6 – Per il sordo seguire una conversazione rappresenta sempre un grosso sforzo. Inquadra brevemente l’oggetto del discorso per orientare il tuo interlocutore: per esempio: «domani», «il tuo bambino», «il lavoro», «la messa», «lo sport»
7 – La persona sorda, senza interprete o ripetitore labiale, segue difficilmente una conversazione di gruppo. Si stanca facilmente. Spesso manca di vocabolario, non riconosce tutte le parole, non conosce tutti i modi di dire
8 – Usa frasi brevi, corrette, semplici e possibilmente in forma diretta.
9 – Non parlare in modo confuso o in dialetto. Se non ti capisce, ripeti. Se occorre cerca un’altra parola che abbia pressappoco lo stesso significato. Riformula una nuova frase simile. Se necessario, aiuta la conversazione con la mimica naturale, con qualche gesto, con una parola scritta.

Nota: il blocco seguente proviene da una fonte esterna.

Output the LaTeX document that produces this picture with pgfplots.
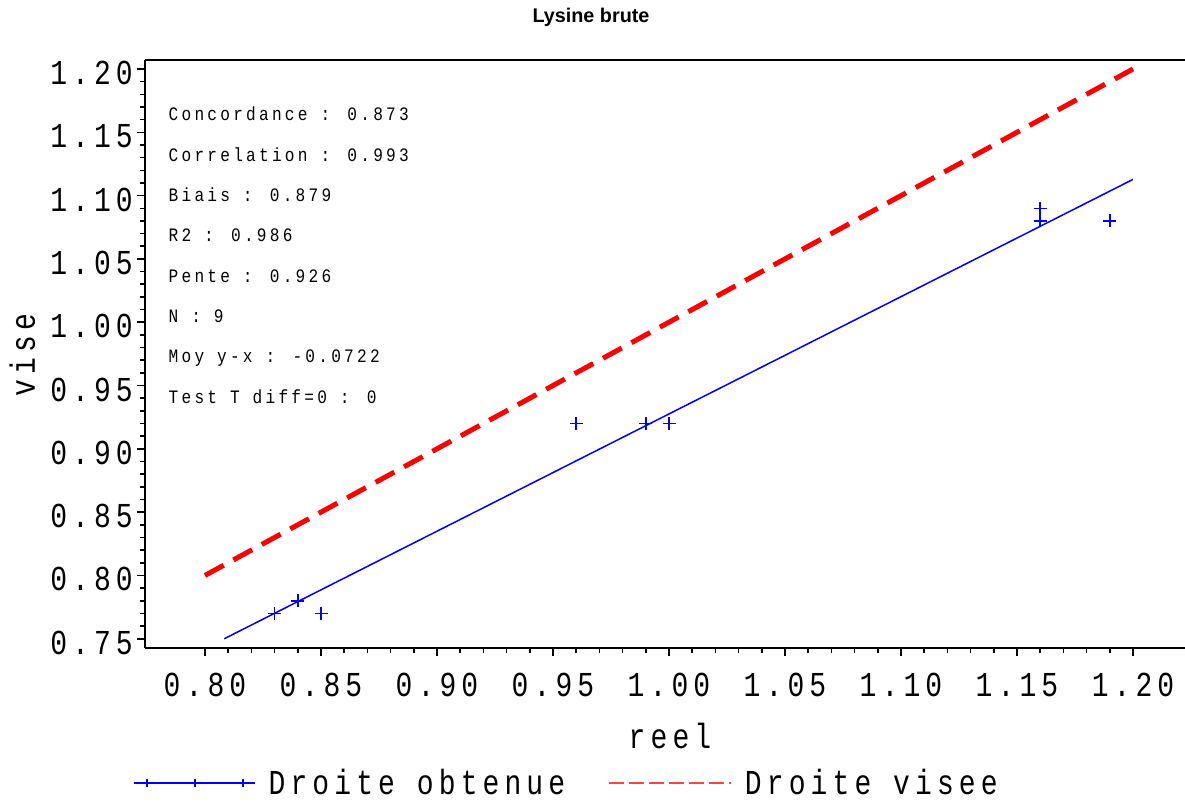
\documentclass[border=0pt]{standalone}
\usepackage{pgfplots}
\pgfplotsset{compat=1.18}
\usepackage{fontspec}
\setmainfont{Liberation Mono}
\newfontfamily\bigfont{Liberation Mono}[FakeStretch=0.8, LetterSpace=14.6]
\newfontfamily\annfont{Liberation Mono}[FakeStretch=0.85, LetterSpace=17]
\newfontfamily\titlefont{Liberation Sans}
\begin{document}
\begin{tikzpicture}
\begin{axis}[
  scale only axis, width=1040pt, height=588pt,
  xmin=0.77414, xmax=1.22241, ymin=0.7427, ymax=1.2071,
  axis x line*=bottom, axis y line*=left,
  axis line style={-, line width=1.8pt},
  xtick={0.80,0.85,0.90,0.95,1.00,1.05,1.10,1.15,1.20},
  xticklabels={0.80,0.85,0.90,0.95,1.00,1.05,1.10,1.15,1.20},
  ytick={0.75,0.80,0.85,0.90,0.95,1.00,1.05,1.10,1.15,1.20},
  yticklabels={0.75,0.80,0.85,0.90,0.95,1.00,1.05,1.10,1.15,1.20},
  minor tick num=4,
  tick align=outside,
  major tick length=8pt, minor tick length=5pt,
  every tick/.style={black, line width=1.5pt},
  tick label style={font={\bigfont\fontsize{35}{35}\selectfont}, inner sep=0pt},
  xticklabel style={yshift=-17pt},
  yticklabel style={xshift=-4pt, yshift=-4pt},
  legend columns=2,
  legend style={draw=none, fill=none, at={(0,0)}, anchor=west, xshift=-12pt, yshift=-135pt,
    inner sep=0pt, nodes={inner sep=0pt, font={\bigfont\fontsize{35}{35}\selectfont}},
    /tikz/every odd column/.append style={column sep=13pt},
    /tikz/every even column/.append style={column sep=43pt}},
]
\addplot[red, line width=5pt, dash pattern=on 21.3pt off 11.09pt, forget plot] coordinates {(0.80,0.80) (1.20,1.20)};
\addplot[blue, line width=1.5pt, forget plot] coordinates {(0.8083,0.75) (1.20,1.1128)};
\addplot[blue, only marks, mark=+, mark size=6.5pt, line width=1.5pt, forget plot] coordinates {
  (0.83,0.77) (0.84,0.78) (0.85,0.77) (0.96,0.92) (0.99,0.92) (1.00,0.92) (1.16,1.09) (1.16,1.08) (1.19,1.08)};
\draw[line width=1.8pt] (rel axis cs:0,1) -- (rel axis cs:1,1);
\addlegendimage{legend image code/.code={
  \draw[blue, line width=1.5pt] (0pt,0pt) -- (121pt,0pt);
  \draw[blue, line width=1.5pt] plot[only marks, mark=+, mark size=4pt] coordinates {(13pt,0pt) (61pt,0pt) (109pt,0pt)};
}}
\addlegendentry{Droite obtenue}
\addlegendimage{legend image code/.code={
  \draw[red!75, line width=1.7pt, dash pattern=on 15pt off 5pt] (0pt,0pt) -- (122pt,0pt);
}}
\addlegendentry{Droite visee}
\end{axis}
\node[anchor=base, font={\titlefont\bfseries\fontsize{19.8}{24}\selectfont}] at ([shift={(446pt,625pt)}]current axis.south west) {Lysine brute};
\node[anchor=base, font={\bigfont\fontsize{35}{35}\selectfont}] at ([shift={(525pt,-100pt)}]current axis.south west) {reel};
\node[anchor=base, rotate=90, font={\bigfont\fontsize{35}{35}\selectfont}] at ([shift={(-110pt,293pt)}]current axis.south west) {vise};
\begin{scope}[every node/.style={anchor=base west, inner sep=0pt, font={\annfont\fontsize{19}{19}\selectfont}}]
\node at ([shift={(23.5pt,527pt)}]current axis.south west) {Concordance : 0.873};
\node at ([shift={(23.5pt,486.5pt)}]current axis.south west) {Correlation : 0.993};
\node at ([shift={(23.5pt,446pt)}]current axis.south west) {Biais : 0.879};
\node at ([shift={(23.5pt,406pt)}]current axis.south west) {R2 : 0.986};
\node at ([shift={(23.5pt,365.5pt)}]current axis.south west) {Pente : 0.926};
\node at ([shift={(23.5pt,325pt)}]current axis.south west) {N : 9};
\node at ([shift={(23.5pt,285pt)}]current axis.south west) {Moy y-x : -0.0722};
\node at ([shift={(23.5pt,244.5pt)}]current axis.south west) {Test T diff=0 : 0};
\end{scope}
\pgfresetboundingbox
\path[use as bounding box] ([shift={(-145pt,-153pt)}]current axis.south west) rectangle ([shift={(0pt,60pt)}]current axis.north east);
\end{tikzpicture}
\end{document}
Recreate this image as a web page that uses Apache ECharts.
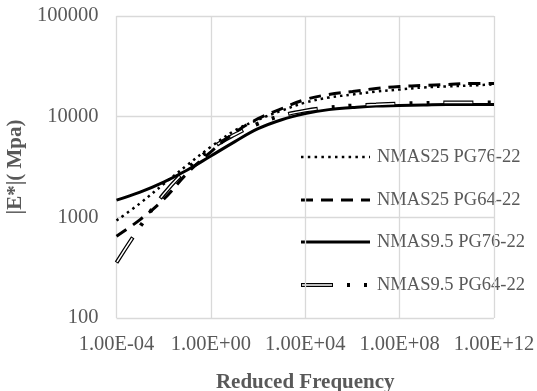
<!DOCTYPE html>
<html>
<head>
<meta charset="utf-8">
<script src="https://cdn.jsdelivr.net/npm/echarts@6/dist/echarts.min.js"></script>
<style>
html,body{margin:0;padding:0;background:#fff;}
#chart{width:537px;height:391px;}
</style>
</head>
<body>
<div id="chart"></div>
<script>
// Reduced frequency exponents (log10 of frequency)
var freqExp = [-4,-3,-2,-1,0,1,2,3,4,5,6,7,8,9,10,11,12];
// |E*| in MPa
var nmas25pg76 = [930,1380,2140,3310,5010,7240,9330,11480,13800,15490,16600,17780,18620,19500,19950,20420,20890];
var nmas25pg64 = [650,950,1510,2750,4470,6920,9550,12020,14790,16600,17780,19050,19950,20420,20890,21380,21400];
var nmas95pg76 = [1480,1780,2240,2950,4070,5620,7590,9330,10720,11750,12300,12740,12880,13030,13180,13180,13180];
var nmas95pg64 = [355,810,1700,3020,4790,6610,8510,10230,11480,12300,12880,13180,13490,13650,13800,13800,13800];
var seriesNames = ['NMAS25 PG76-22','NMAS25 PG64-22','NMAS9.5 PG76-22','NMAS9.5 PG64-22'];
var yTitle = '|E*|( Mpa)';
var xTitle = 'Reduced Frequency';

function pairs(ys){ return freqExp.map(function(e,i){ return [e, ys[i]]; }); }
function fmtExp(v){
  var a = Math.abs(Math.round(v));
  return '1.00E' + (v < 0 ? '-' : '+') + (a < 10 ? '0' + a : '' + a);
}

var FONT = "'Liberation Serif','Times New Roman',serif";
var GREY = '#595959';

var chart = echarts.init(document.getElementById('chart'), null, {renderer:'canvas'});

var legendRows = [157, 200, 242, 285];
var lx1 = 301, lx2 = 370, tx = 377;
var graphic = [
  {type:'line', shape:{x1:lx1,y1:legendRows[0],x2:lx2,y2:legendRows[0]}, style:{stroke:'#000',lineWidth:2.5,lineDash:[2.5,4.3]}},
  {type:'line', shape:{x1:lx1,y1:legendRows[1],x2:lx2,y2:legendRows[1]}, style:{stroke:'#000',lineWidth:3,lineDash:[12,8]}},
  {type:'line', shape:{x1:lx1,y1:legendRows[2],x2:lx2,y2:legendRows[2]}, style:{stroke:'#000',lineWidth:3}},
  {type:'line', shape:{x1:lx1,y1:legendRows[3],x2:lx2,y2:legendRows[3]}, style:{stroke:'#000',lineWidth:4,lineDash:[32,14,3,14,3,14]}},
  {type:'line', shape:{x1:lx1+1,y1:legendRows[3],x2:lx1+31,y2:legendRows[3]}, style:{stroke:'#fff',lineWidth:1.5}}
];
seriesNames.forEach(function(n,i){
  graphic.push({type:'text', style:{text:n, x:tx, y:legendRows[i], font:'18.5px ' + FONT, fill:GREY, verticalAlign:'middle', textVerticalAlign:'middle'}});
});

var option = {
  animation:false,
  backgroundColor:'#fff',
  grid:{left:116.5, right:43, top:16, bottom:73, containLabel:false, outerBoundsMode:'none'},
  xAxis:{
    type:'value', min:-4, max:12, interval:4,
    name:xTitle, nameLocation:'middle', nameGap:54,
    nameTextStyle:{fontFamily:FONT, fontSize:21, fontWeight:'bold', color:GREY},
    axisLine:{show:false}, axisTick:{show:false},
    axisLabel:{formatter:fmtExp, fontFamily:FONT, fontSize:20.5, color:GREY, margin:16, hideOverlap:false},
    splitLine:{show:true, lineStyle:{color:'#d9d9d9', width:1.3}}
  },
  yAxis:{
    type:'log', logBase:10, min:100, max:100000,
    name:yTitle, nameLocation:'middle', nameGap:79, nameRotate:90,
    nameTextStyle:{fontFamily:FONT, fontSize:21, fontWeight:'bold', color:GREY},
    axisLine:{show:false}, axisTick:{show:false},
    axisLabel:{formatter:function(v){return String(Math.round(v));}, fontFamily:FONT, fontSize:20.5, color:GREY, margin:18},
    splitLine:{show:true, lineStyle:{color:'#d9d9d9', width:1.3}}
  },
  graphic: graphic,
  series:[
    {name:seriesNames[2], type:'line', data:pairs(nmas95pg76), smooth:0.4, showSymbol:false, lineStyle:{color:'#000', width:3}, z:2},
    {name:seriesNames[3], type:'line', data:pairs(nmas95pg64), smooth:0.4, showSymbol:false, lineStyle:{color:'#000', width:4, type:[30,14,3,14,3,14]}, z:3},
    {name:seriesNames[3] + ' inner', type:'line', data:pairs(nmas95pg64), smooth:0.4, showSymbol:false, lineStyle:{color:'#fff', width:1.5, type:[28,50], dashOffset:-1}, z:4},
    {name:seriesNames[1], type:'line', data:pairs(nmas25pg64), smooth:0.4, showSymbol:false, lineStyle:{color:'#000', width:3, type:[12,8]}, z:5},
    {name:seriesNames[0], type:'line', data:pairs(nmas25pg76), smooth:0.4, showSymbol:false, lineStyle:{color:'#000', width:2.5, type:[2.5,4]}, z:6}
  ]
};
chart.setOption(option);
</script>
</body>
</html>
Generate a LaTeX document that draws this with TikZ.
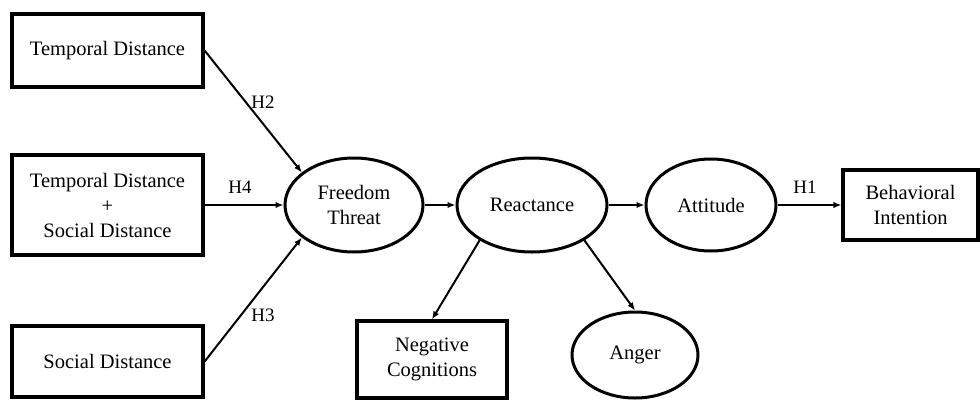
\documentclass[tikz,border=0pt]{standalone}
\usepackage{fontspec}
\setmainfont{Liberation Serif}
\usetikzlibrary{shapes.geometric,arrows.meta}
\begin{document}
\begin{tikzpicture}[x=1pt,y=-1pt,
  box/.style={draw,line width=3.2pt,inner sep=0pt,align=center,font=\fontsize{20.5}{25}\selectfont},
  oval/.style={draw,ellipse,line width=3pt,inner sep=0pt,align=center,font=\fontsize{20.5}{25}\selectfont},
  arr/.style={-{Latex[length=8pt,width=6.5pt]},line width=2pt},
  lab/.style={font=\fontsize{19}{22}\selectfont,inner sep=0pt}]
\useasboundingbox (0,0) rectangle (980,399);
\node[box,minimum width=191pt,minimum height=73pt] (td) at (107.5,50.5) {Temporal Distance};
\node[box,minimum width=191pt,minimum height=100pt] (tsd) at (107.5,205) {Temporal Distance\\+\\Social Distance};
\node[box,minimum width=191pt,minimum height=71pt] (sd) at (107.5,361.5) {Social Distance};
\node[oval,minimum width=138pt,minimum height=94pt] (ft) at (354,205) {Freedom\\Threat};
\node[oval,minimum width=150pt,minimum height=94pt] (re) at (532,205) {Reactance};
\node[oval,minimum width=130pt,minimum height=92pt] (at) at (711,205) {Attitude};
\node[box,minimum width=135pt,minimum height=70pt] (bi) at (910.5,205) {Behavioral\\Intention};
\node[box,minimum width=150pt,minimum height=77pt] (nc) at (432,359.5) {Negative\\Cognitions};
\node[oval,minimum width=126pt,minimum height=86pt] (an) at (635,355) {Anger};
\draw[arr] (td.east) -- (ft.148);
\draw[arr] (tsd.east) -- (ft.west);
\draw[arr] (sd.east) -- (ft.212);
\draw[arr] (ft.east) -- (re.west);
\draw[arr] (re.east) -- (at.west);
\draw[arr] (at.east) -- (bi.west);
\draw[arr] (re.214) -- (nc.north);
\draw[arr] (re.326) -- (an.north);
\node[lab] (h2) at (263,102) {H2};
\node[lab] (h4) at (240,187) {H4};
\node[lab] (h3) at (263,315) {H3};
\node[lab] (h1) at (805,187) {H1};
\end{tikzpicture}
\end{document}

10 – La persona che non sente si sente facilmente isolata tra gli udenti e troppo spesso ha l’impressione di essere ignorata o «rifiutata». Pensaci, e se la incontri, dedicale un po’ d’ attenzione. Fa in modo che prenda parte alla vita informandola su ciò che avviene e si dice.
Se puoi, impara gli elementi comunicazione con i sordi. Imparando la Lingua dei Segni Italiana, la LIS, potresti diventare amico delle persone sorde, magari interprete e, perché no, diventare un operatore pastorale dei non udenti.
P Vincenzo Di Blasio PMS .
Efesini 2,13-16
13 Ora invece, in Cristo Gesù, voi che un tempo eravate i lontani siete diventati i vicini grazie al sangue di Cristo.
14 Egli infatti è la nostra pace, colui che ha fatto dei due un popolo solo, abbattendo il muro di separazione che era frammezzo, cioè l’inimicizia,
15 annullando, per mezzo della sua carne, la legge fatta di prescrizioni e di decreti, per creare in se stesso, dei due, un solo uomo nuovo, facendo la pace,
16 e per riconciliare tutti e due con Dio in un solo corpo, per mezzo della croce, distruggendo in se stesso l’inimicizia.